---------- STORED DATA

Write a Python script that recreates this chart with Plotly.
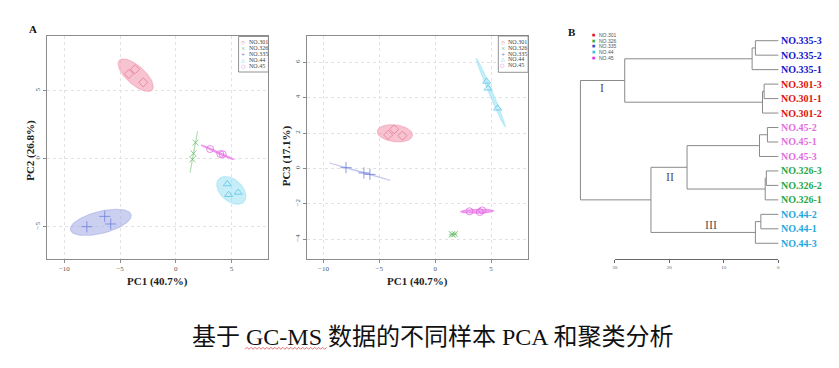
import numpy as np
import plotly.graph_objects as go

W, H = 839, 368

# ---------------- data ----------------
groups = ["NO.301", "NO.326", "NO.335", "NO.44", "NO.45"]
pc1 = [[-4.21, -3.67, -2.93],
       [1.76, 1.58, 1.49],
       [-7.98, -6.38, -5.84],
       [4.61, 4.73, 5.59],
       [3.07, 3.99, 4.20]]
pc2 = [[6.23, 6.57, 5.61],
       [1.18, 0.39, -0.05],
       [-5.00, -4.24, -4.80],
       [-1.86, -2.65, -2.48],
       [0.71, 0.34, 0.32]]
pc3 = [[1.89, 2.21, 1.85],
       [-3.72, -3.75, -3.73],
       [0.04, -0.26, -0.34],
       [4.92, 4.53, 3.40],
       [-2.43, -2.47, -2.38]]
pc1_title = "PC1 (40.7%)"
pc2_title = "PC2 (26.8%)"
pc3_title = "PC3 (17.1%)"
a1_xticks = [-10, -5, 0, 5]
a1_yticks = [-5, 0, 5]
a2_yticks = [-4, -2, 0, 2, 4, 6]

leaf_labels = ["NO.335-3", "NO.335-2", "NO.335-1", "NO.301-3", "NO.301-1", "NO.301-2",
               "NO.45-2", "NO.45-1", "NO.45-3", "NO.326-3", "NO.326-2", "NO.326-1",
               "NO.44-2", "NO.44-1", "NO.44-3"]
leaf_group = ["NO.335"] * 3 + ["NO.301"] * 3 + ["NO.45"] * 3 + ["NO.326"] * 3 + ["NO.44"] * 3
merge_left = [0, 15, 3, 17, 16, 6, 20, 9, 22, 21, 12, 25, 24, 19]
merge_right = [1, 2, 4, 5, 18, 7, 8, 10, 11, 23, 13, 14, 26, 27]
merge_height = [4.2, 4.8, 2.6, 2.9, 28.1, 2.0, 3.45, 2.2, 2.4, 16.7, 3.2, 4.2, 23.3, 36.2]
dendro_ticks = [30, 20, 10, 0]
cluster_names = ["I", "II", "III"]

caption = "基于 GC-MS 数据的不同样本 PCA 和聚类分析"

# ---------------- styles ----------------
SERIF = "Liberation Serif"
marker_sym = ["diamond-open", "x-thin-open", "cross-thin-open", "triangle-up-open", "circle-open"]
marker_size = [7, 6, 8, 7, 7]
marker_col = ["#E8799B", "#6FBF6F", "#6F7FDD", "#5EC4E6", "#E06EE0"]
fill_col = ["rgba(242,163,183,0.65)", "rgba(150,210,150,0.7)", "rgba(168,176,232,0.6)",
            "rgba(160,226,245,0.6)", "rgba(236,130,236,0.75)"]
legend_glyph = ["◇", "×", "+", "△", "○"]
leaf_col = {"NO.335": "#1515CC", "NO.301": "#E01010", "NO.45": "#E070E0",
            "NO.326": "#1FA84A", "NO.44": "#1EA8E0"}
b_legend_col = ["#E01030", "#30B050", "#3050D0", "#30C8E8", "#E030E0"]


def px(x):
    return x / W


def py(y):
    return 1 - y / H


def ellipse(xs, ys, k=2.4477, n=120):
    xs, ys = np.asarray(xs), np.asarray(ys)
    m = np.array([xs.mean(), ys.mean()])
    cov = np.cov(np.vstack([xs, ys]), ddof=1)
    vals, vecs = np.linalg.eigh(cov)
    vals = np.clip(vals, 0, None)
    t = np.linspace(0, 2 * np.pi, n)
    circ = np.vstack([np.cos(t), np.sin(t)])
    pts = vecs @ (np.sqrt(vals)[:, None] * k * circ) + m[:, None]
    return pts[0], pts[1]


fig = go.Figure()

# ---------------- PCA panels ----------------
for ax_i, ycomp in [("", pc2), ("2", pc3)]:
    for g in range(len(groups)):
        ex, ey = ellipse(pc1[g], ycomp[g])
        fig.add_trace(go.Scatter(x=ex, y=ey, mode="lines", fill="toself",
                                 fillcolor=fill_col[g],
                                 line=dict(color=fill_col[g], width=1.2),
                                 xaxis="x" + ax_i, yaxis="y" + ax_i,
                                 showlegend=False, hoverinfo="skip"))
    for g in range(len(groups)):
        fig.add_trace(go.Scatter(x=pc1[g], y=ycomp[g], mode="markers",
                                 marker=dict(symbol=marker_sym[g], size=marker_size[g],
                                             color=marker_col[g],
                                             line=dict(color=marker_col[g], width=0.8)),
                                 xaxis="x" + ax_i, yaxis="y" + ax_i,
                                 name=groups[g], showlegend=False))

axis_common = dict(showgrid=True, gridcolor="#e2e2e2", griddash="dot", gridwidth=1,
                   zeroline=False, showline=True, linecolor="#8c8c8c", linewidth=1,
                   mirror=True, ticks="outside", ticklen=3, tickcolor="#8c8c8c",
                   tickfont=dict(family=SERIF, size=7, color="#555"))

a_y0, a_y1 = py(259), py(36)
fig.update_layout(
    xaxis=dict(domain=[px(44), px(267)], range=[-11.58, 8.30], anchor="y",
               tickvals=a1_xticks, **axis_common),
    yaxis=dict(domain=[a_y0, a_y1], range=[-7.375, 9.02], anchor="x",
               tickvals=a1_yticks, tickangle=-90, **axis_common),
    xaxis2=dict(domain=[px(305.7), px(528)], range=[-11.48, 8.29], anchor="y2",
                tickvals=a1_xticks, **axis_common),
    yaxis2=dict(domain=[a_y0, a_y1], range=[-5.13, 7.49], anchor="x2",
                tickvals=a2_yticks, tickangle=-90, **axis_common),
)

# ---------------- dendrogram ----------------
n_leaf = len(leaf_labels)
node_x = [0.0] * n_leaf
node_y = [float(i) for i in range(n_leaf)]
lx, ly = [], []
for l, r, h in zip(merge_left, merge_right, merge_height):
    for c in (l, r):
        lx += [node_x[c], h, None]
        ly += [node_y[c], node_y[c], None]
    lx += [h, h, None]
    ly += [node_y[l], node_y[r], None]
    node_x.append(h)
    node_y.append((node_y[l] + node_y[r]) / 2)

fig.add_trace(go.Scatter(x=lx, y=ly, mode="lines", line=dict(color="#8a8a8a", width=1),
                         xaxis="x3", yaxis="y3", showlegend=False, hoverinfo="skip"))
fig.add_trace(go.Scatter(x=[dendro_ticks[0], dendro_ticks[-1]], y=[0, 0], mode="lines",
                         line=dict(width=0), xaxis="x4", yaxis="y4",
                         showlegend=False, hoverinfo="skip"))

# dendrogram: 5.5 px per unit, 0 at px 780
x3_left, x3_right = 575, 792
fig.update_layout(
    xaxis3=dict(domain=[px(x3_left), px(x3_right)],
                range=[(780 - x3_left) / 5.5, (780 - x3_right) / 5.5],
                visible=False, anchor="y3"),
    yaxis3=dict(domain=[py(255), py(30)],
                range=[(255 - 40.7) / 14.47, (30 - 40.7) / 14.47],
                visible=False, anchor="x3"),
    xaxis4=dict(domain=[px(615.3), px(780)], range=[30, 0], anchor="y4",
                tickvals=dendro_ticks, showline=True, linecolor="#666", linewidth=1,
                ticks="outside", ticklen=3, tickcolor="#666", showgrid=False,
                zeroline=False, tickfont=dict(family=SERIF, size=5, color="#666")),
    yaxis4=dict(domain=[py(259.3), py(255)], range=[0, 1], visible=False, anchor="x4"),
)

annotations = []
for i, lab in enumerate(leaf_labels):
    annotations.append(dict(x=0, y=i, xref="x3", yref="y3", text="<b>%s</b>" % lab,
                            xanchor="left", yanchor="middle", xshift=1, showarrow=False,
                            font=dict(family=SERIF, size=10, color=leaf_col[leaf_group[i]])))

for name, (cx, cy) in zip(cluster_names, [(603, 87.7), (671, 176.7), (712, 225.3)]):
    annotations.append(dict(x=px(cx), y=py(cy), xref="paper", yref="paper", text=name,
                            showarrow=False, xanchor="center", yanchor="middle",
                            font=dict(family=SERIF, size=12, color="#555")))

# ---------------- axis titles & panel letters ----------------
annotations += [
    dict(x=px(155.7), y=py(281.7), text="<b>%s</b>" % pc1_title),
    dict(x=px(417), y=py(281.7), text="<b>%s</b>" % pc1_title),
    dict(x=px(28), y=py(150), text="<b>%s</b>" % pc2_title, textangle=-90),
    dict(x=px(285), y=py(156), text="<b>%s</b>" % pc3_title, textangle=-90),
]
for a in annotations[-4:]:
    a.update(xref="paper", yref="paper", showarrow=False, xanchor="center", yanchor="middle",
             font=dict(family=SERIF, size=11, color="#222"))

for letter, (lx_, ly_) in [("A", (30, 28.5)), ("B", (572, 31.5))]:
    annotations.append(dict(x=px(lx_), y=py(ly_), xref="paper", yref="paper",
                            text="<b>%s</b>" % letter, showarrow=False,
                            xanchor="center", yanchor="middle",
                            font=dict(family=SERIF, size=11, color="#111")))

# ---------------- legends ----------------
shapes = []
for (bx0, bx1, by0, by1, ey0, mx) in [(237, 267, 36.5, 72, 42.3, 241.7),
                                      (498.3, 528.3, 36, 72.3, 42.0, 502.7)]:
    shapes.append(dict(type="rect", xref="paper", yref="paper",
                       x0=px(bx0), x1=px(bx1), y0=py(by1), y1=py(by0),
                       line=dict(color="#777", width=0.8), fillcolor="white", layer="above"))
    for g, name in enumerate(groups):
        yy = ey0 + 5.8 * g
        annotations.append(dict(x=px(mx), y=py(yy), xref="paper", yref="paper",
                                text=legend_glyph[g], showarrow=False, xanchor="center",
                                yanchor="middle",
                                font=dict(family="DejaVu Sans", size=5, color=marker_col[g])))
        annotations.append(dict(x=px(mx + 3.3), y=py(yy), xref="paper", yref="paper",
                                text=name, showarrow=False, xanchor="left", yanchor="middle",
                                font=dict(family=SERIF, size=6, color="#444")))

for g, name in enumerate(groups):
    yy = 35 + 5.7 * g
    annotations.append(dict(x=px(594.3), y=py(yy), xref="paper", yref="paper",
                            text="■", showarrow=False, xanchor="center", yanchor="middle",
                            font=dict(family="DejaVu Sans", size=3.5, color=b_legend_col[g])))
    annotations.append(dict(x=px(598), y=py(yy), xref="paper", yref="paper",
                            text=name, showarrow=False, xanchor="left", yanchor="middle",
                            font=dict(family="Liberation Sans", size=5, color="#555")))

# ---------------- caption ----------------
annotations.append(dict(x=px(432), y=py(336.5), xref="paper", yref="paper", text=caption,
                        showarrow=False, xanchor="center", yanchor="middle",
                        font=dict(family="Liberation Serif, Noto Sans CJK SC", size=24,
                                  color="#111")))
# spell-check style wavy underline below "GC-MS"
wx = np.arange(243.5, 327, 2.0)
wy = np.where(np.arange(len(wx)) % 2 == 0, 349.3, 347.3)
path = "M " + " L ".join("%.5f,%.5f" % (px(a), py(b)) for a, b in zip(wx, wy))
shapes.append(dict(type="path", xref="paper", yref="paper", path=path,
                   line=dict(color="#E03030", width=0.7), layer="above"))

fig.update_layout(
    width=W, height=H, margin=dict(l=0, r=0, t=0, b=0, pad=0),
    paper_bgcolor="white", plot_bgcolor="white", showlegend=False,
    annotations=annotations, shapes=shapes,
)

fig.write_html("out.html",
               config={"displayModeBar": False},
               post_script="document.body.style.margin='0px';"
                           "document.body.style.padding='0px';"
                           "document.body.style.overflow='hidden';")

--------------------

> [OBJECTIVE]: Quote, please, every line of the material above from its start through the line that has "W, H = 839, 368", reproducing the words exactly and dropping any images.

> [SOLVED PROBLEM]:
Write a Python script that recreates this chart with Plotly.
import numpy as np
import plotly.graph_objects as go

W, H = 839, 368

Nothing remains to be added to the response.